Perovskite Semiconductors.

Metal halide perovskites, with general formula ABX3, consist in a continuous three-dimensional (3D) network of corner sharing metal halide octahedra, with the A cation enclosed in the cubooctahedral cavities. Here, A is a small organic or inorganic cation (e.g MA = methylammonium, Cs+), B is a divalent metallic cation (e.g. Pb2+, Sn2+), and X is a halide (Cl-, Br-, I-).

When bigger organic cations are used, low dimensional structures are created, enormously expanding the synthetic possibilities.
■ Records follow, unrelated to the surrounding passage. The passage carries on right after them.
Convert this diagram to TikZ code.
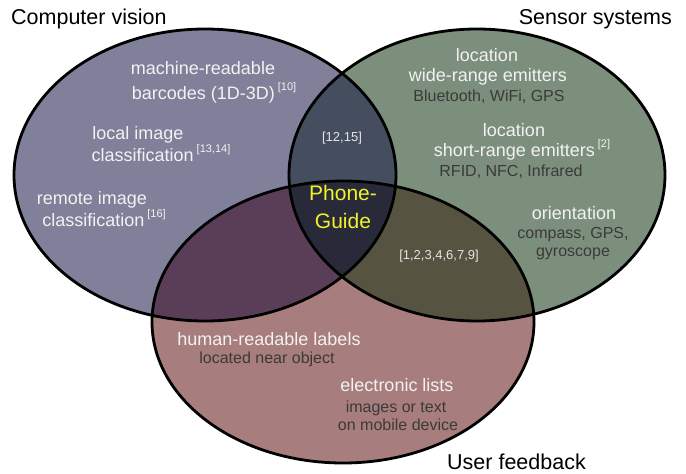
\documentclass[tikz,border=0pt]{standalone}
\usepackage{fontspec}
\setmainfont{Liberation Sans}
\definecolor{cA}{HTML}{80809A}
\definecolor{cB}{HTML}{7C8E7C}
\definecolor{cC}{HTML}{A87D7D}
\definecolor{cAB}{HTML}{444E5F}
\definecolor{cAC}{HTML}{5A3E58}
\definecolor{cBC}{HTML}{565440}
\definecolor{cABC}{HTML}{282A3A}
\definecolor{mainTxt}{HTML}{F2F2F2}
\definecolor{subTxt}{HTML}{3A3A3A}
\definecolor{refTxt}{HTML}{E4E4E4}
\definecolor{pgYellow}{HTML}{F2F22A}
\newcommand{\refsup}[1]{\hspace{3pt}\raisebox{0.5em}{\fontsize{11}{11}\selectfont[#1]}}
\begin{document}
\begin{tikzpicture}[x=1pt,y=-1pt,
  outline/.style={draw=black,line width=2.8pt},
  title/.style={inner sep=0pt,anchor=base,font=\fontsize{21.5}{24}\selectfont,text=black},
  maintext/.style={inner sep=0pt,anchor=base,font=\fontsize{18}{20}\selectfont,text=mainTxt},
  subtext/.style={inner sep=0pt,anchor=base,font=\fontsize{16}{18}\selectfont,text=subTxt},
  reftext/.style={inner sep=0pt,anchor=base,font=\fontsize{13}{15}\selectfont,text=refTxt},
  pgtext/.style={inner sep=0pt,anchor=base,font=\fontsize{21}{24}\selectfont,text=pgYellow}]
\useasboundingbox[fill=white] (0,0) rectangle (686,474);
% base fills
\fill[cA] (205,175) ellipse [x radius=191, y radius=146];
\fill[cB] (477,175) ellipse [x radius=188, y radius=146];
\fill[cC] (343,322) ellipse [x radius=191, y radius=141];
% B and C overlap
\begin{scope}
  \clip (477,175) ellipse [x radius=188, y radius=146];
  \fill[cBC] (343,322) ellipse [x radius=191, y radius=141];
\end{scope}
% overlaps with A
\begin{scope}
  \clip (205,175) ellipse [x radius=191, y radius=146];
  \fill[cAB] (477,175) ellipse [x radius=188, y radius=146];
  \fill[cAC] (343,322) ellipse [x radius=191, y radius=141];
  \clip (477,175) ellipse [x radius=188, y radius=146];
  \fill[cABC] (343,322) ellipse [x radius=191, y radius=141];
\end{scope}
% outlines
\draw[outline] (205,175) ellipse [x radius=191, y radius=146];
\draw[outline] (477,175) ellipse [x radius=188, y radius=146];
\draw[outline] (343,322) ellipse [x radius=191, y radius=141];
% titles
\node[title,anchor=base west] (tA) at (11,24) {Computer vision};
\node[title,anchor=base east] (tB) at (672,24) {Sensor systems};
\node[title,anchor=base west] (tC) at (447,469) {User feedback};
% computer vision
\node[maintext] (a1) at (203,74) {machine-readable};
\node[maintext] (a2) at (214,99) {barcodes (1D-3D)\refsup{10}};
\node[maintext] (a3) at (138,139) {local image};
\node[maintext] (a4) at (161,161) {classification\refsup{13,14}};
\node[maintext] (a5) at (92,204) {remote image};
\node[maintext] (a6) at (104,226) {classification\refsup{16}};
% sensor systems
\node[maintext] (b1) at (487,61) {location};
\node[maintext] (b2) at (488,81) {wide-range emitters};
\node[subtext] (b3) at (489,101) {Bluetooth, WiFi, GPS};
\node[maintext] (b4) at (514,136) {location};
\node[maintext] (b5) at (522,156) {short-range emitters\refsup{2}};
\node[subtext] (b6) at (511,176) {RFID, NFC, Infrared};
\node[maintext] (b7) at (574,219) {orientation};
\node[subtext] (b8) at (573,238) {compass, GPS,};
\node[subtext] (b9) at (573,256) {gyroscope};
% overlaps
\node[reftext] (ab) at (342,141) {[12,15]};
\node[reftext] (bc) at (439,259) {[1,2,3,4,6,7,9]};
\node[pgtext] (pg1) at (343,200) {Phone-};
\node[pgtext] (pg2) at (343,228) {Guide};
% user feedback
\node[maintext] (c1) at (269,345) {human-readable labels};
\node[subtext] (c2) at (267,363) {located near object};
\node[maintext] (c3) at (397,391) {electronic lists};
\node[subtext] (c4) at (396,412) {images or text};
\node[subtext] (c5) at (398,430) {on mobile device};
\end{tikzpicture}
\end{document}
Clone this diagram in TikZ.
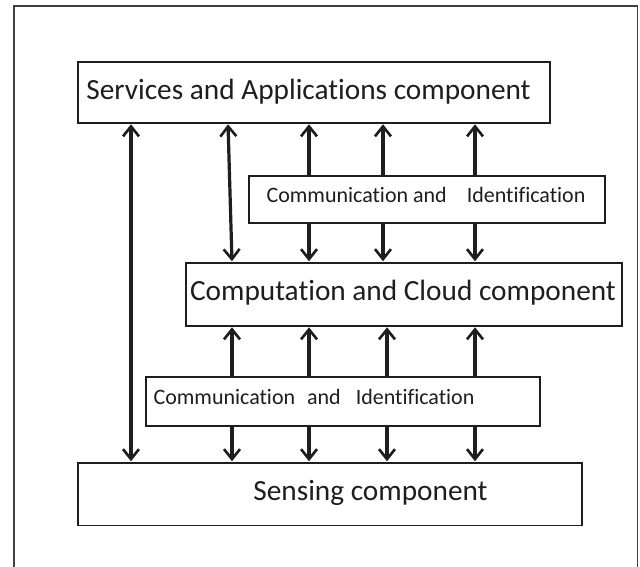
\documentclass[tikz,border=0pt]{standalone}
\usepackage{fontspec}
\setmainfont{Carlito}[Ligatures={NoCommon,NoContextual,NoRequired},RawFeature={-liga;-clig;-calt;-rlig;-dlig}]
\usetikzlibrary{arrows.meta}
\definecolor{ink}{HTML}{1E1E1E}
\newcommand{\nl}{\kern0pt }
\tikzset{
  box/.style={draw=ink, line width=1.5pt, fill=white, rectangle, inner sep=0pt, anchor=north west},
  bigtxt/.style={font=\fontsize{29.3}{29}\selectfont, text=ink, inner sep=0pt, anchor=base},
  smalltxt/.style={font=\fontsize{22}{22}\selectfont, text=ink, inner sep=0pt, anchor=base},
  tip/.tip={Straight Barb[length=10pt,width=16pt,line width=2.6pt]},
  link/.style={draw=ink, line width=3.2pt, tip-tip, shorten <=0.8pt, shorten >=0.8pt},
  uplink/.style={draw=ink, line width=3.2pt, -tip, shorten >=0.8pt},
}
\begin{document}
\begin{tikzpicture}[x=1pt,y=-1pt]
\useasboundingbox (0,0) rectangle (640,566);
\clip (0,0) rectangle (640,566);
\fill[white] (0,0) rectangle (640,566);
\draw[draw=ink!85, line width=1.6pt] (14,6) rectangle (637.5,600);

% boxes
\node[box, minimum width=472pt, minimum height=61pt] (sa) at (77,61) {};
\node[box, minimum width=356pt, minimum height=47pt] (ci1) at (248,175) {};
\node[box, minimum width=436pt, minimum height=63pt] (comp) at (185,262) {};
\node[box, minimum width=394pt, minimum height=49pt] (ci2) at (145,376) {};
\node[box, minimum width=504pt, minimum height=62.5pt] (sens) at (77,462) {};

% texts
\node[bigtxt] (saT) at (308.5,99) {Services and Applicat\nl ions component};
\node[smalltxt] (ci1T) at (426,202) {Communicat\nl ion and\hspace{20pt}Ident\nl if\nl icat\nl ion};
\node[bigtxt] (compT) at (403,300) {Computat\nl ion and Cloud component};
\node[smalltxt] (ci2T) at (314,404) {Communicat\nl ion\hspace{12pt}and\hspace{15pt}Ident\nl if\nl icat\nl ion};
\node[bigtxt] (sensT) at (370.5,500) {Sensing component};

% long arrows
\draw[link] (131,0 |- sa.south) -- (131,0 |- sens.north);
\draw[link] (228,0 |- sa.south) -- (232,0 |- comp.north);

% between SA and CI1 (up), CI1 and Comp (down)
\foreach \xx in {309,383,475}{
  \draw[uplink] (\xx,0 |- ci1.north) -- (\xx,0 |- sa.south);
  \draw[uplink] (\xx,0 |- ci1.south) -- (\xx,0 |- comp.north);
}
% between Comp and CI2 (up), CI2 and Sensing (down)
\foreach \xx in {232,309,387,475}{
  \draw[uplink] (\xx,0 |- ci2.north) -- (\xx,0 |- comp.south);
  \draw[uplink] (\xx,0 |- ci2.south) -- (\xx,0 |- sens.north);
}
\end{tikzpicture}
\end{document}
For example, layered perovskites of the Ruddlesden-Popper series consist in the alternation of organic and inorganic layers allowing the creation two-dimensional (2D) multi quantum well-like structures.

Metal halide perovskite semiconductors possess a unique combination of optoelectronic properties, such as ambipolar carriers transport, high charge-carrier mobility,  high room temperature photoluminescence quantum yield at high excitation density, long radiative recombination lifetime (up to hundreds of ns), sharp absorption edges and high absorption coefficient.
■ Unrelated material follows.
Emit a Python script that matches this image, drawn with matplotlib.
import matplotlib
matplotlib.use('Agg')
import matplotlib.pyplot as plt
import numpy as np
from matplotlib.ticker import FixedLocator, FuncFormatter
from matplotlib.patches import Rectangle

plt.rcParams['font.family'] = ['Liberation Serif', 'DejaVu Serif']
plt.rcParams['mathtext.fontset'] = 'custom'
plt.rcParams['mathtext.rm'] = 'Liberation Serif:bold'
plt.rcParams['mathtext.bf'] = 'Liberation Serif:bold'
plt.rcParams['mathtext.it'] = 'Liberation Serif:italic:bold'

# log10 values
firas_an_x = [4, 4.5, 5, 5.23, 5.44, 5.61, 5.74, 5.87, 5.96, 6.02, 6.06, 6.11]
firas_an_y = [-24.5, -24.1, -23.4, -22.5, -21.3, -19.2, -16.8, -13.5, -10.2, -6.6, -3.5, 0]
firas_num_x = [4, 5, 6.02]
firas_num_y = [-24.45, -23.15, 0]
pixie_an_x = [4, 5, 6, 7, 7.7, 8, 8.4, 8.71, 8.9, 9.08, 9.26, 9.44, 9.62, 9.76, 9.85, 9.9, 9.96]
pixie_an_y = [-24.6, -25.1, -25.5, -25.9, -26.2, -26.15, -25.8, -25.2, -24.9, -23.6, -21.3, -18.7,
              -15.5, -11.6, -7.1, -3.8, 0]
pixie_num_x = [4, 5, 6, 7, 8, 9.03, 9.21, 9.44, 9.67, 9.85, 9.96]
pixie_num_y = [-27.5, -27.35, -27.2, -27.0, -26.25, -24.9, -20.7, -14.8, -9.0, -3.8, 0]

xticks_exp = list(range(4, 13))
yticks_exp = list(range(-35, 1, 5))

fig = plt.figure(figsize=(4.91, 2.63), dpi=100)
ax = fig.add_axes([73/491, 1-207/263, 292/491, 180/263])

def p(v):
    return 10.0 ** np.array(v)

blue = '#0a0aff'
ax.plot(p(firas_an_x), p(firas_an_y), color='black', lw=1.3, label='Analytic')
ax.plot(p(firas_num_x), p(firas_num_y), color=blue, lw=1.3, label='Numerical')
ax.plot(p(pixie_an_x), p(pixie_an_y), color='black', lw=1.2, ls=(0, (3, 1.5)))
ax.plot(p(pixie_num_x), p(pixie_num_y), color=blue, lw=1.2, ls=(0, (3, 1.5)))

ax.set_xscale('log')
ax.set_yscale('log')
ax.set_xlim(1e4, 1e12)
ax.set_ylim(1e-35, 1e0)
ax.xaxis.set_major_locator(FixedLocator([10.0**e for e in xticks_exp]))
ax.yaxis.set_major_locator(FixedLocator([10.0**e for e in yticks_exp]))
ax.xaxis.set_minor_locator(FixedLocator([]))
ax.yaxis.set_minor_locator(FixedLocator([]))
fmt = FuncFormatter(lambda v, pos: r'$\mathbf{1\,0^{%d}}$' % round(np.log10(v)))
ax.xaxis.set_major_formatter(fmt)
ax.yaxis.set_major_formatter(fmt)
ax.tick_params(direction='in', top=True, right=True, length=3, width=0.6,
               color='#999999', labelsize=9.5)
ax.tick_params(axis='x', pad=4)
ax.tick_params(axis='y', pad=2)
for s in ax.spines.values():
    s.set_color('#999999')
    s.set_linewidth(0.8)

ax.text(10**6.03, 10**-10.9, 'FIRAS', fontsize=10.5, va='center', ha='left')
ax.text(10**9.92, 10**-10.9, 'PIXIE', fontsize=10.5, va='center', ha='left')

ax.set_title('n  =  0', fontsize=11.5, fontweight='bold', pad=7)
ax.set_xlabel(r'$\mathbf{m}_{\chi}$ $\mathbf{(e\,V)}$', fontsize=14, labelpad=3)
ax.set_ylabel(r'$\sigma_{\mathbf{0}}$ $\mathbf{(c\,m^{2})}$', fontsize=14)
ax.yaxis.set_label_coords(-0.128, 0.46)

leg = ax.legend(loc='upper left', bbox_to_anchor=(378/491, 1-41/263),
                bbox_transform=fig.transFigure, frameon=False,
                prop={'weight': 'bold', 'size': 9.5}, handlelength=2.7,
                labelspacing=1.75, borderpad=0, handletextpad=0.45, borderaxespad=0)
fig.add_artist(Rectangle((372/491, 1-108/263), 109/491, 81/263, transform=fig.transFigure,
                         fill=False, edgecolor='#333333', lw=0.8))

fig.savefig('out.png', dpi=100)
However, the low exciton binding energy and trap-mediated recombination of 3D perovskites strongly limit their photoluminescence quantum yield (PLQY) for light-emitting applications.

In this project will engineer advanced perovskite films with high photoluminescence yield, targeting films with mixed dimensionalities (2D/3D multidimensional systems) to obtain the perfect balance between efficient radiative recombination, long radiative lifetime and high mobility.

Photophysical characterization.

Material’s suitability for lasing will be assessed through:

  • Photophysical characterization (time resolved photoluminescence and ultrafast transient absorption) to evaluate excited state lifetime and the presence of energy transfer
  • Vibrational and electronic spectroscopy to verify structure/property relationships
  • Charge transport studies in diode and transistor architectures
  • Evaluation of gain characteristics by studying amplified spontaneous emission in perovskite slab waveguides
  • Lasing in planar microcavities, vertical cavity surface-emitting lasers (VCSEL) and distributed optical feedback structures (DFB), where a periodic grating structure is combined with the perovskite film to provide high Q-factor and excellent control of spatial and spectral characteristics of the laser beam.

Electroluminescent devices.

After selecting materials with best transport and luminescence properties, the following objectives will be targeted:

  • Realization of high efficiency and high brightness light emitting diodes (LEDs) and light emitting field effect transistors (LE-FETs)
  • Minimization of optical losses due to the contact with the electrodes
  • Integration of the optical resonator in the planar or multi-layer vertical device structure - Efficient thermal management
  • Realization of the electrically injected perovskite laser, characterization of the fundamental lasing parameters and of the photophysical processes occurring in operational devices.